• _Exercise description_
Leave out the pictures and copy each record below exactly.

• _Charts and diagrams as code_
/---

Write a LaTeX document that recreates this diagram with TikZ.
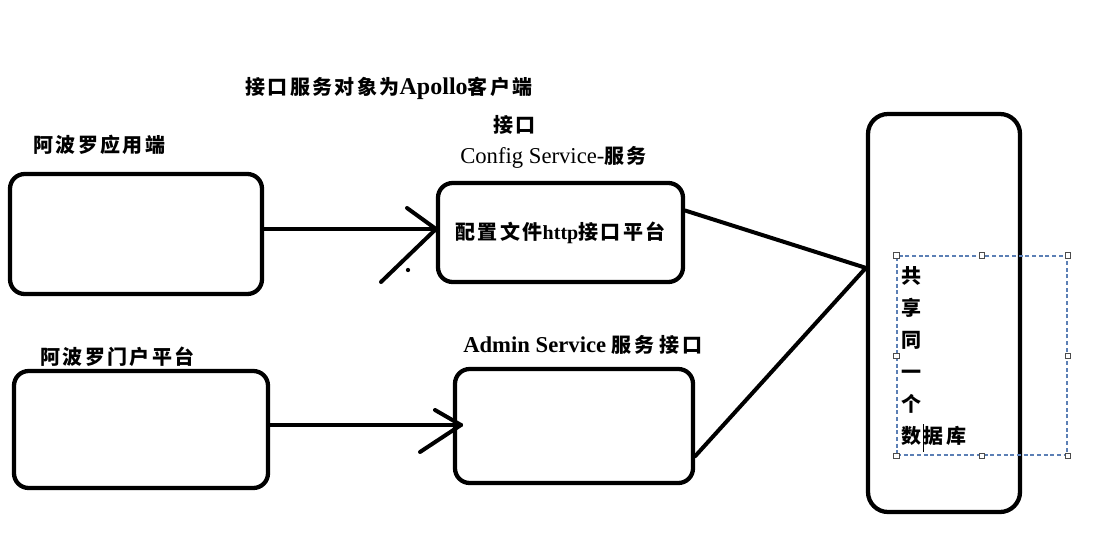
\documentclass[tikz,border=0pt]{standalone}
\usepackage{fontspec}
\setmainfont{Liberation Serif}
\newfontfamily\cjkfont[LetterSpace=12]{Noto Sans CJK SC}
\newcommand\zhs[1]{{\cjkfont\bfseries\fontsize{15pt}{16pt}\selectfont #1}}
\definecolor{dashblue}{HTML}{5B7FB5}
\begin{document}
\begin{tikzpicture}[x=0.75pt,y=-0.75pt,
  box/.style={draw, line width=3.2pt, rounded corners=11pt, inner sep=0pt},
  conn/.style={line width=3pt, line cap=round},
  lbl/.style={inner sep=0pt, anchor=west, font=\fontsize{17pt}{18pt}\selectfont},
  handle/.style={draw=gray!60!black, fill=white, line width=0.5pt, minimum size=4pt, inner sep=0pt}]
\useasboundingbox[fill=white] (0,0) rectangle (1105,535);

% boxes
\node[box, minimum width=189pt, minimum height=90pt] (A) at (136,234) {};
\node[box, minimum width=190.5pt, minimum height=87.75pt] (B) at (141,429.5) {};
\node[box, minimum width=183.75pt, minimum height=74.25pt] (C) at (560.5,232.5)
  {\zhs{配置文件}{\bfseries\fontsize{15pt}{16pt}\selectfont http}\zhs{接口平台}};
\node[box, minimum width=178.5pt, minimum height=85.5pt] (D) at (574,426) {};
\node[box, rounded corners=15pt, minimum width=114pt, minimum height=298.5pt] (E) at (944,313) {};

% labels
\node[lbl] (title) at (245,88) {\zhs{接口服务对象为}{\bfseries\fontsize{18pt}{18pt}\selectfont Apollo}\zhs{客户端}};
\node[lbl] (jk) at (493,125) {\zhs{接口}};
\node[lbl] (cs) at (460,157) {Config Service-\zhs{服务}};
\node[lbl] (la) at (33,145) {\zhs{阿波罗应用端}};
\node[lbl] (lb) at (40,357) {\zhs{阿波罗门户平台}};
\node[lbl] (ad) at (463,345) {\bfseries Admin Service \zhs{服务} \zhs{接口}};

% arrow A -> C
\coordinate (t1) at (436,229);
\draw[conn] (A.east |- t1) -- (t1);
\draw[conn] (t1) -- ++(-29,-21);
\draw[conn] (t1) -- ++(-55,53);
\fill (408,270) circle (1.6pt);

% arrow B -> D
\coordinate (t2) at (461,425);
\draw[conn] (B.east |- t2) -- (t2);
\draw[conn] (t2) -- ++(-26,-15);
\draw[conn] (t2) -- ++(-41,27);

% lines to database box
\draw[conn] (C.10) -- (E.150);
\draw[conn] (D.-14) -- (E.150);

% selection box with text
\node[draw=dashblue, dash pattern=on 3pt off 2pt, line width=0.8pt, minimum width=127.5pt, minimum height=149.25pt, inner sep=0pt] (sel) at (982,355.5) {};
\foreach \a in {north west,north,north east,west,east,south west,south,south east}
  \node[handle] at (sel.\a) {};
\node[inner sep=0pt, anchor=north west, align=left, font=\cjkfont\bfseries\fontsize{15pt}{24pt}\selectfont] (db) at (901,266)
  {共\\享\\同\\一\\个\\数据库};
\draw[line width=0.7pt] (923.5,424) -- (923.5,452);
\end{tikzpicture}
\end{document}
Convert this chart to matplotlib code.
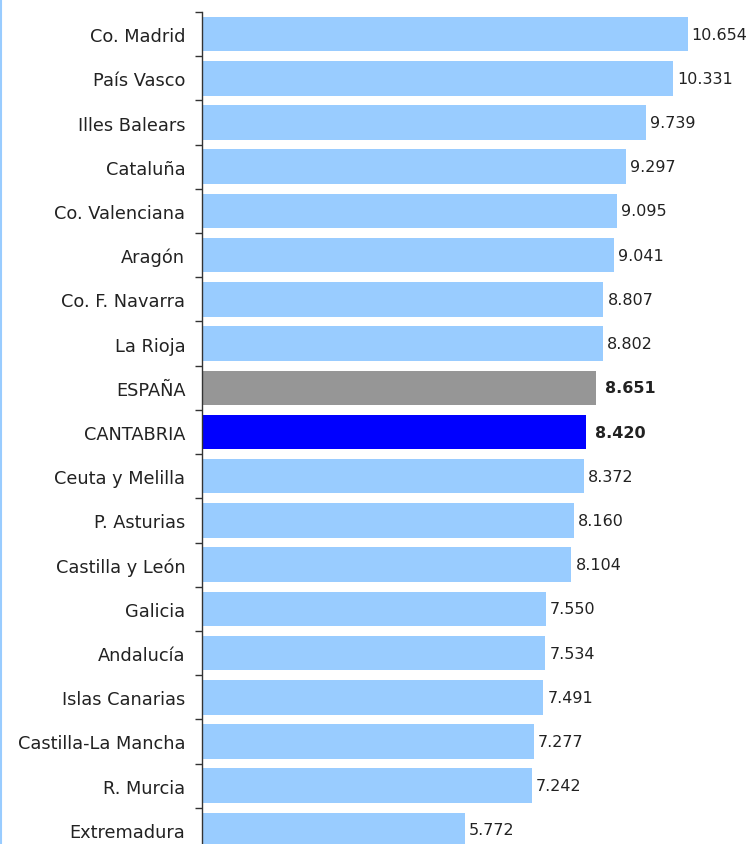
import matplotlib.pyplot as plt
from matplotlib.lines import Line2D
import numpy as np

# Regions, top to bottom as drawn
regions = ["Co. Madrid", "País Vasco", "Illes Balears", "Cataluña",
           "Co. Valenciana", "Aragón", "Co. F. Navarra", "La Rioja",
           "ESPAÑA", "CANTABRIA", "Ceuta y Melilla", "P. Asturias",
           "Castilla y León", "Galicia", "Andalucía", "Islas Canarias",
           "Castilla-La Mancha", "R. Murcia", "Extremadura"]
values = [10654, 10331, 9739, 9297, 9095, 9041, 8807, 8802, 8651, 8420,
          8372, 8160, 8104, 7550, 7534, 7491, 7277, 7242, 5772]

highlight = {"ESPAÑA": "#969696", "CANTABRIA": "#0000FF"}
colors = [highlight.get(r, "#99CCFF") for r in regions]

fig = plt.figure(figsize=(7.49, 8.45), dpi=100)
ax = fig.add_axes([202 / 749, -8 / 845, 547 / 749, 840 / 845])

y = np.arange(len(regions))
ax.barh(y, values, height=0.78, color=colors, edgecolor="none")
ax.set_ylim(len(regions) - 0.5, -0.5)
ax.set_xlim(0, 12000)

for yi, v, r in zip(y, values, regions):
    txt = f"{v:,}".replace(",", ".")
    bold = r in highlight
    ax.annotate(txt, (v, yi), xytext=(9 if bold else 4, 0),
                textcoords="offset pixels",
                va="center", ha="left", fontsize=11.5,
                fontweight="bold" if bold else "normal", color="#222222")

ax.set_yticks(y)
ax.set_yticklabels(regions, fontsize=12.8, color="#222222")
ax.tick_params(axis="y", which="major", length=0, pad=12)
ax.set_yticks(np.arange(-0.5, len(regions), 1), minor=True)
ax.tick_params(axis="y", which="minor", length=5, width=1, direction="out", color="#333333")
ax.set_xticks([])

for side in ["top", "right", "bottom"]:
    ax.spines[side].set_visible(False)
ax.spines["left"].set_color("#333333")
ax.spines["left"].set_linewidth(1)

# thin light-blue border at the left edge of the picture
fig.add_artist(Line2D([0.001, 0.001], [0, 1], transform=fig.transFigure,
                      color="#99CCFF", linewidth=1.5))

fig.savefig("out.png", dpi=100)
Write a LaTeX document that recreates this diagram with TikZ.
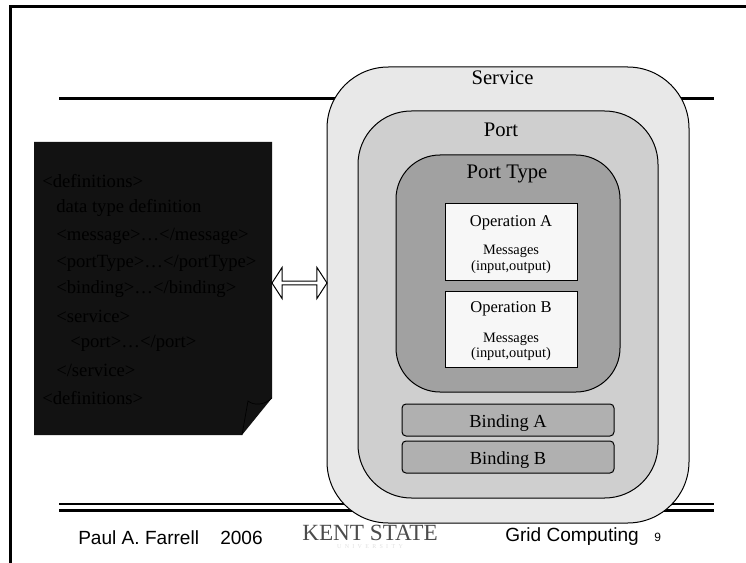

\---

• _Exercise answer_
Write a LaTeX document that recreates this diagram with TikZ.
\documentclass[tikz,border=0pt]{standalone}
\usepackage{fontspec}
\setmainfont{Liberation Serif}
\newfontfamily\cjkfont[LetterSpace=12]{Noto Sans CJK SC}
\newcommand\zhs[1]{{\cjkfont\bfseries\fontsize{15pt}{16pt}\selectfont #1}}
\definecolor{dashblue}{HTML}{5B7FB5}
\begin{document}
\begin{tikzpicture}[x=0.75pt,y=-0.75pt,
  box/.style={draw, line width=3.2pt, rounded corners=11pt, inner sep=0pt},
  conn/.style={line width=3pt, line cap=round},
  lbl/.style={inner sep=0pt, anchor=west, font=\fontsize{17pt}{18pt}\selectfont},
  handle/.style={draw=gray!60!black, fill=white, line width=0.5pt, minimum size=4pt, inner sep=0pt}]
\useasboundingbox[fill=white] (0,0) rectangle (1105,535);

% boxes
\node[box, minimum width=189pt, minimum height=90pt] (A) at (136,234) {};
\node[box, minimum width=190.5pt, minimum height=87.75pt] (B) at (141,429.5) {};
\node[box, minimum width=183.75pt, minimum height=74.25pt] (C) at (560.5,232.5)
  {\zhs{配置文件}{\bfseries\fontsize{15pt}{16pt}\selectfont http}\zhs{接口平台}};
\node[box, minimum width=178.5pt, minimum height=85.5pt] (D) at (574,426) {};
\node[box, rounded corners=15pt, minimum width=114pt, minimum height=298.5pt] (E) at (944,313) {};

% labels
\node[lbl] (title) at (245,88) {\zhs{接口服务对象为}{\bfseries\fontsize{18pt}{18pt}\selectfont Apollo}\zhs{客户端}};
\node[lbl] (jk) at (493,125) {\zhs{接口}};
\node[lbl] (cs) at (460,157) {Config Service-\zhs{服务}};
\node[lbl] (la) at (33,145) {\zhs{阿波罗应用端}};
\node[lbl] (lb) at (40,357) {\zhs{阿波罗门户平台}};
\node[lbl] (ad) at (463,345) {\bfseries Admin Service \zhs{服务} \zhs{接口}};

% arrow A -> C
\coordinate (t1) at (436,229);
\draw[conn] (A.east |- t1) -- (t1);
\draw[conn] (t1) -- ++(-29,-21);
\draw[conn] (t1) -- ++(-55,53);
\fill (408,270) circle (1.6pt);

% arrow B -> D
\coordinate (t2) at (461,425);
\draw[conn] (B.east |- t2) -- (t2);
\draw[conn] (t2) -- ++(-26,-15);
\draw[conn] (t2) -- ++(-41,27);

% lines to database box
\draw[conn] (C.10) -- (E.150);
\draw[conn] (D.-14) -- (E.150);

% selection box with text
\node[draw=dashblue, dash pattern=on 3pt off 2pt, line width=0.8pt, minimum width=127.5pt, minimum height=149.25pt, inner sep=0pt] (sel) at (982,355.5) {};
\foreach \a in {north west,north,north east,west,east,south west,south,south east}
  \node[handle] at (sel.\a) {};
\node[inner sep=0pt, anchor=north west, align=left, font=\cjkfont\bfseries\fontsize{15pt}{24pt}\selectfont] (db) at (901,266)
  {共\\享\\同\\一\\个\\数据库};
\draw[line width=0.7pt] (923.5,424) -- (923.5,452);
\end{tikzpicture}
\end{document}
Convert this chart to matplotlib code.
import matplotlib.pyplot as plt
from matplotlib.lines import Line2D
import numpy as np

# Regions, top to bottom as drawn
regions = ["Co. Madrid", "País Vasco", "Illes Balears", "Cataluña",
           "Co. Valenciana", "Aragón", "Co. F. Navarra", "La Rioja",
           "ESPAÑA", "CANTABRIA", "Ceuta y Melilla", "P. Asturias",
           "Castilla y León", "Galicia", "Andalucía", "Islas Canarias",
           "Castilla-La Mancha", "R. Murcia", "Extremadura"]
values = [10654, 10331, 9739, 9297, 9095, 9041, 8807, 8802, 8651, 8420,
          8372, 8160, 8104, 7550, 7534, 7491, 7277, 7242, 5772]

highlight = {"ESPAÑA": "#969696", "CANTABRIA": "#0000FF"}
colors = [highlight.get(r, "#99CCFF") for r in regions]

fig = plt.figure(figsize=(7.49, 8.45), dpi=100)
ax = fig.add_axes([202 / 749, -8 / 845, 547 / 749, 840 / 845])

y = np.arange(len(regions))
ax.barh(y, values, height=0.78, color=colors, edgecolor="none")
ax.set_ylim(len(regions) - 0.5, -0.5)
ax.set_xlim(0, 12000)

for yi, v, r in zip(y, values, regions):
    txt = f"{v:,}".replace(",", ".")
    bold = r in highlight
    ax.annotate(txt, (v, yi), xytext=(9 if bold else 4, 0),
                textcoords="offset pixels",
                va="center", ha="left", fontsize=11.5,
                fontweight="bold" if bold else "normal", color="#222222")

ax.set_yticks(y)
ax.set_yticklabels(regions, fontsize=12.8, color="#222222")
ax.tick_params(axis="y", which="major", length=0, pad=12)
ax.set_yticks(np.arange(-0.5, len(regions), 1), minor=True)
ax.tick_params(axis="y", which="minor", length=5, width=1, direction="out", color="#333333")
ax.set_xticks([])

for side in ["top", "right", "bottom"]:
    ax.spines[side].set_visible(False)
ax.spines["left"].set_color("#333333")
ax.spines["left"].set_linewidth(1)

# thin light-blue border at the left edge of the picture
fig.add_artist(Line2D([0.001, 0.001], [0, 1], transform=fig.transFigure,
                      color="#99CCFF", linewidth=1.5))

fig.savefig("out.png", dpi=100)
Write a LaTeX document that recreates this diagram with TikZ.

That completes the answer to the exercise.